Defendant Santana also moves to strike the following references to attorneys’ fees from the SAC:

 

Paragraph 32, page 18, lines 14-15, which states “… and reasonable attorneys’ fees according to the Real Estate Investment Agreement.”

 

Paragraph 49, page 21, lines 17-18, which states: “… together with Plaintiff’s attorney’s fees.”

 

Demand for Relief As To The First Cause of Action, Letter C, page 21, line 25, “For attorneys' fees as permitted by law;”

 

Demand for Relief As To The Second Cause of Action, Letter D, page 22, line 6, “For attorneys' fees as permitted by law;”

 

Demand for Relief As To The Third Cause of Action, Letter D, page 22, line 15, “For attorneys' fees as permitted by law;”

 

Demand for Relief As To The Fourth Cause of Action, Letter D, page 22, line 22, “For attorneys' fees provided for by §496(c) of the Penal Code.”

 

Attorneys’ fees are not available unless authorized by statute or an agreement between the parties. (Code Civ. Proc., § 1021.)

 

The court finds that the SAC fails to allege facts to support a claim for attorneys’ fees via statute or the purported Real Estate Investment Agreement as to the first, second and third causes of action.
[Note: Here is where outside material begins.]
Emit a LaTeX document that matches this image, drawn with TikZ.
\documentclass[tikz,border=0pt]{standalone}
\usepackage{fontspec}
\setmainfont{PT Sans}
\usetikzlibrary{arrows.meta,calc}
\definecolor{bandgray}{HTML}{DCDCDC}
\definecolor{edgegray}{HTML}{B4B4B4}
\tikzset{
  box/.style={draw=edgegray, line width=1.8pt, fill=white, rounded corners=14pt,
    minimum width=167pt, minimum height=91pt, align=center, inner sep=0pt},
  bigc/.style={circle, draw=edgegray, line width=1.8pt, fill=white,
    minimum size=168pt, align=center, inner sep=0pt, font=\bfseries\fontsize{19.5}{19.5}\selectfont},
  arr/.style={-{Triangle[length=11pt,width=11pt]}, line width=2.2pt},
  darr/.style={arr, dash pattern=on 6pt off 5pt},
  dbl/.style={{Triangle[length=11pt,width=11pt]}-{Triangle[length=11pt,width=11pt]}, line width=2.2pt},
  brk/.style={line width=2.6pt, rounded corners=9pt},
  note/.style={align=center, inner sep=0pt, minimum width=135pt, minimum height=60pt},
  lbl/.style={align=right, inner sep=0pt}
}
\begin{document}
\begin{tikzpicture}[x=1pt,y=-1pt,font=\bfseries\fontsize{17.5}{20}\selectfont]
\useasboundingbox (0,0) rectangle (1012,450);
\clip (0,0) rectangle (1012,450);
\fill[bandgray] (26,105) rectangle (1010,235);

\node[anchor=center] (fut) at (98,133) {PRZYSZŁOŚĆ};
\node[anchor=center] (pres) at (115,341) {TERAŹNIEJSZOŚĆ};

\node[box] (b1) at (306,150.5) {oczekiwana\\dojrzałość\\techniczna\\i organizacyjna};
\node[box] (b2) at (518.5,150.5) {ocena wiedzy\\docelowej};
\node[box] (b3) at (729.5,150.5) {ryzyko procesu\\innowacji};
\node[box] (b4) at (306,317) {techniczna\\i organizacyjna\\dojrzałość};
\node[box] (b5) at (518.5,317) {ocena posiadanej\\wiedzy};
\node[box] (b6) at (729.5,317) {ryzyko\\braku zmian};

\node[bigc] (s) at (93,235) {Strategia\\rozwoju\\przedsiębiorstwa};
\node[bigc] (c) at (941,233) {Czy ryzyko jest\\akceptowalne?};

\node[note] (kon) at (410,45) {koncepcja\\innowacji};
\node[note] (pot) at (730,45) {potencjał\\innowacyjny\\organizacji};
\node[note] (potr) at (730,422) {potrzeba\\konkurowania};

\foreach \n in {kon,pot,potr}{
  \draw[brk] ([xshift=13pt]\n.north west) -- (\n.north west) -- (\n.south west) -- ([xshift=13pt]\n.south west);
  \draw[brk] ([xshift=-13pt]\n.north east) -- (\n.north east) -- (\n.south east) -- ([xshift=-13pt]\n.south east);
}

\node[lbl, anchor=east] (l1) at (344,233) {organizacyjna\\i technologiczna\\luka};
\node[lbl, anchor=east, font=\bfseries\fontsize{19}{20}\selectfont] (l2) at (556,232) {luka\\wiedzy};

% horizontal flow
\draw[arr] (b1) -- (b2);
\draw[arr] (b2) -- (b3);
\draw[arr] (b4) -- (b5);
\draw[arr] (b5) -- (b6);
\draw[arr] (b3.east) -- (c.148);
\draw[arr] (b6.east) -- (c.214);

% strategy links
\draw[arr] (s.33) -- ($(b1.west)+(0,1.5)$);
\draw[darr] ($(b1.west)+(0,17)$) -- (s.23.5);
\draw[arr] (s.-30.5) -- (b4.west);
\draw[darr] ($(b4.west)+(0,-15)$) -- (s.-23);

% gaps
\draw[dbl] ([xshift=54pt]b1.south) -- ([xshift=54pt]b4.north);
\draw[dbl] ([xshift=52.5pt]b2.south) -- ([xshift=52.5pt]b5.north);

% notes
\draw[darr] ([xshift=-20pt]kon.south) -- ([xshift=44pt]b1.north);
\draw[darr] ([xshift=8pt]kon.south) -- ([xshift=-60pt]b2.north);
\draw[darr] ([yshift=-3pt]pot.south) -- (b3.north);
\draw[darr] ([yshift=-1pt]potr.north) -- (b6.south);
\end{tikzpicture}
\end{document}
Plaintiff raises the same argument from the previous demurrer that the Real Estate Investment Agreement contains a typographical error or is another attempt by Defendant Siretskiy to defraud Plaintiff. These arguments are unavailing as Real Estate Investment Agreement incorporated by reference into the SAC makes no mention of attorneys’ fees recoverable by Plaintiff for any breach of said agreement and there is no statutory basis pled for attorneys’ fees on a fraud or breach of fiduciary duty claim. As for the fourth cause of action, Plaintiff sufficiently pleads facts to support this cause of action as Penal Code Section 496, subdivision (c) authorizes recovery of reasonable attorneys’ fees.

 

Therefore, the motion to strike attorneys’ fees is GRANTED without leave to amend as to the first, second, and third causes of action and DENIED as to the fourth cause of action.

 

CONCLUSION

 

Based on the foregoing, Defendant Ronny Santana’s Demurrer to the Second Amended Complaint is OVERRULED in its entirety.

 

Defendant Ronny Santana’s Motion to Strike is GRANTED in part without leave to amend as to the entire Punitive Damages Claim and Attorney’s Fees Claim for the first, second, and third causes of action, and DENIED in part as to the Attorneys’ Fees Claim for the fourth cause of action.